London Lads Make Fall

London delivered a sartorial wakeup call this week, ushering in the New Year with three days of menswear shows before January’s established gamut of mens, couture and pre-fall showings begin on the continent. Mens fashion in the British capital is unique in both structure and aesthetic, as government initiatives support a thriving avant-garde scene linked with pop and youth culture in sharp contrast to the corporate agendas of the nation’s heritage players like Burberry and Dunhill. These two opposites seemed well matched at Sarah Burton‘s show for Alexander McQueen on Tuesday evening, when the designer infused luxurious, blood red coats and trompe l’oeil suiting with the subverted traditions of Savile Row. It was the label’s first outing back on home ground, and solid proof of the closing gap between art and commerce in London.

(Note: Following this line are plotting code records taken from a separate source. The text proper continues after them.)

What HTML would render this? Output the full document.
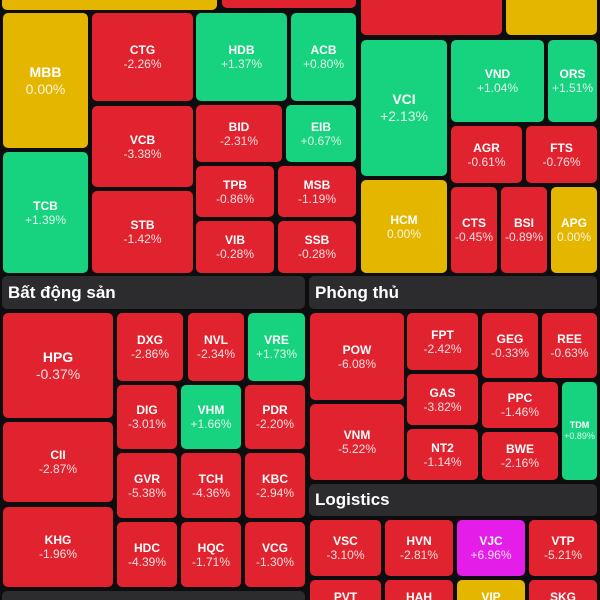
<!DOCTYPE html>
<html><head><meta charset="utf-8">
<style>
html,body{margin:0;padding:0;background:#0d0d0f;}
#wrap{position:relative;width:600px;height:600px;overflow:hidden;background:#0d0d0f;font-family:"Liberation Sans",sans-serif;}
.tile{position:absolute;border-radius:5px;display:flex;flex-direction:column;align-items:center;justify-content:center;color:#fff;text-align:center;overflow:hidden;}
.sym{font-weight:bold;font-size:12px;line-height:14px;}
.pct{font-size:12px;line-height:14px;color:rgba(255,255,255,0.85);}
.big .sym{font-size:14px;line-height:17px;}
.big .pct{font-size:14px;line-height:17px;}
.small .sym,.small .pct{font-size:9px;line-height:11px;}
.hdr{position:absolute;background:#2c2c2e;border-radius:5px;color:#fff;font-size:17px;font-weight:bold;padding-left:6px;box-sizing:border-box;display:flex;align-items:center;}
</style></head>
<body>
<div id="wrap">
<div class="hdr" style="left:2px;top:276px;width:303px;height:33px">Bất động sản</div>
<div class="hdr" style="left:309px;top:276px;width:288px;height:33px">Phòng thủ</div>
<div class="hdr" style="left:309px;top:484px;width:288px;height:32px">Logistics</div>
<div class="hdr" style="left:2px;top:591px;width:303px;height:20px"></div>
</div>
<script>
const symbols=["","","","","MBB","TCB","CTG","VCB","STB","HDB","ACB","BID","EIB","TPB","MSB","VIB","SSB","VCI","HCM","VND","ORS","AGR","FTS","CTS","BSI","APG",
"HPG","CII","KHG","DXG","NVL","VRE","DIG","VHM","PDR","GVR","TCH","KBC","HDC","HQC","VCG",
"POW","VNM","FPT","GAS","NT2","GEG","REE","PPC","BWE","TDM",
"VSC","HVN","VJC","VTP","PVT","HAH","VIP","SKG"];
const changes=[0,-1,-1,0,0.00,1.39,-2.26,-3.38,-1.42,1.37,0.80,-2.31,0.67,-0.86,-1.19,-0.28,-0.28,2.13,0.00,1.04,1.51,-0.61,-0.76,-0.45,-0.89,0.00,
-0.37,-2.87,-1.96,-2.86,-2.34,1.73,-3.01,1.66,-2.20,-5.38,-4.36,-2.94,-4.39,-1.71,-1.30,
-6.08,-5.22,-2.42,-3.82,-1.14,-0.33,-0.63,-1.46,-2.16,0.89,
-3.10,-2.81,6.96,-5.21,-1,-1,0,-1];
// layout rectangles [x0,y0,x1,y1]
const layout=[[2,-6,217,10],[222,-6,356,8],[361,-6,502,35],[506,-6,597,35],
[3,13,88,148],[3,152,88,273],[92,13,193,101],[92,106,193,187],[92,191,193,273],[196,13,287,101],[291,13,356,101],
[196,105,282,162],[286,105,356,162],[196,166,274,217],[278,166,356,217],[196,221,274,273],[278,221,356,273],
[361,40,447,176],[361,180,447,273],[451,40,544,122],[548,40,597,122],[451,126,522,183],[526,126,597,183],
[451,187,497,273],[501,187,547,273],[551,187,597,273],
[3,313,113,418],[3,422,113,502],[3,507,113,587],[117,313,183,381],[188,313,244,381],[248,313,305,381],
[117,385,177,449],[181,385,241,449],[245,385,305,449],[117,453,177,518],[181,453,241,518],[245,453,305,518],
[117,522,177,587],[181,522,241,587],[245,522,305,587],
[310,313,404,400],[310,404,404,480],[407,313,478,370],[407,374,478,425],[407,429,478,480],
[482,313,538,378],[542,313,597,378],[482,382,558,428],[482,432,558,480],[562,382,597,480],
[310,520,381,576],[385,520,453,576],[457,520,525,576],[529,520,597,576],
[310,580,381,620],[385,580,453,620],[457,580,525,620],[529,580,597,620]];
const bigSet=["MBB","VCI","HPG"];
function colorFor(v){if(v>=6.9)return"#e41ee8";if(v>0)return"#17d27e";if(v<0)return"#e0232f";return"#e4b600";}
function fmt(v){return (v>0?"+":"")+v.toFixed(2)+"%";}
const wrap=document.getElementById("wrap");
symbols.forEach((s,i)=>{
  const r=layout[i];const v=changes[i];
  const d=document.createElement("div");
  d.className="tile"+(bigSet.includes(s)?" big":"")+(s==="TDM"?" small":"");
  
  
  d.style.left=r[0]+"px";d.style.top=r[1]+"px";
  d.style.width=(r[2]-r[0])+"px";d.style.height=(r[3]-r[1])+"px";
  d.style.background=colorFor(v);
  if(s){
    const a=document.createElement("div");a.className="sym";a.textContent=s;
    
    
    d.appendChild(a);
    if(r[3]<=600){
      const b=document.createElement("div");b.className="pct";b.textContent=fmt(v);
      
      
      d.appendChild(b);
    } else {d.style.justifyContent="flex-start";a.style.marginTop="10px";}
  }
  wrap.appendChild(d);
});
</script>
</body></html>
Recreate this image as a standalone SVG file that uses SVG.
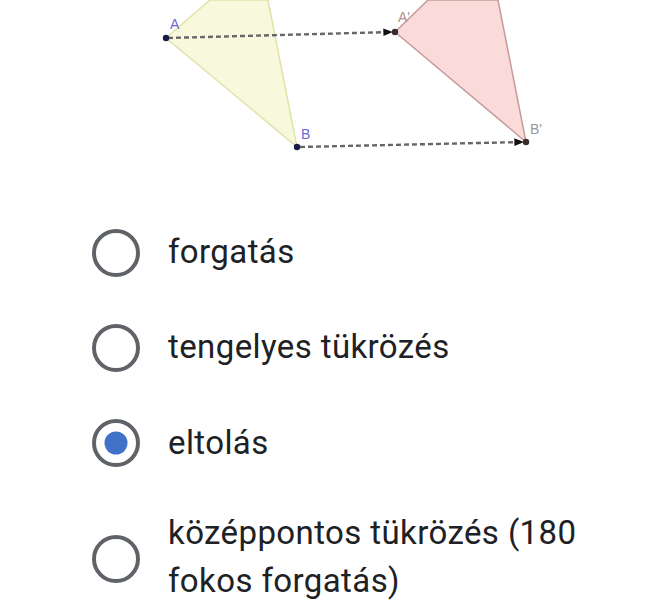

Elsewhere, Fall 13 has seen London designers tap three distinct streams of consciousness: loosely country manor, club kid, and cold, hard concept. Belstaff were first off the bat in the first and most traditional category, launching their lower-priced Goodwood Sports & Racing collection with a distinct motocross vibe—the models perched atop vintage cycles, of course. At Hardy Amies salon show on Wednesday morning, designer Claire Malcolm showed a series of heavy blanket ponchos and highland tartan, referencing archive photos of their namesake dandy’s personal wardrobe.

The punk spirit of the ’90s night life in East London inspired everyone from James Long to Martine Rose—the former tricking out Divine’s iconic portrait across a knitted sweater, the latter posing boys in lamé skinny tees and floor-sweeping flared tracksuit bottoms. Meadham Kirchhoff‘s second men’s season looked somewhat further back in time to WWII postcards, translated as layering shredded, broderie anglaise shirts with glossy PVC trenches and striped leggings in a melancholy still life show.

On the sleeker, conceptual front, London nurtures a postmodern (often androgynous) minimalism that was evident everywhere from J.W. Anderson’s toggled tube top and stiff, frill shorts to silver-striped trousers and a nylon safety vest at Lee Roach. Womenswear favourite Jonathan Saunders lent his optimistic colour card to a men’s capsule once again, applying slick glossy coatings to bright overcoats and a fetching sunset degradé down honeycomb sweaters.

Hosting an opening reception at 10 Downing Street on Monday night, Britain’s Prime Minister David Cameron spoke of the hyper-aware 21st-century consumer and a new global middle class drawn to the UK’s creativity and tradition. If this vibrant festival is any indication, they’ll have much to choose from in stores come June.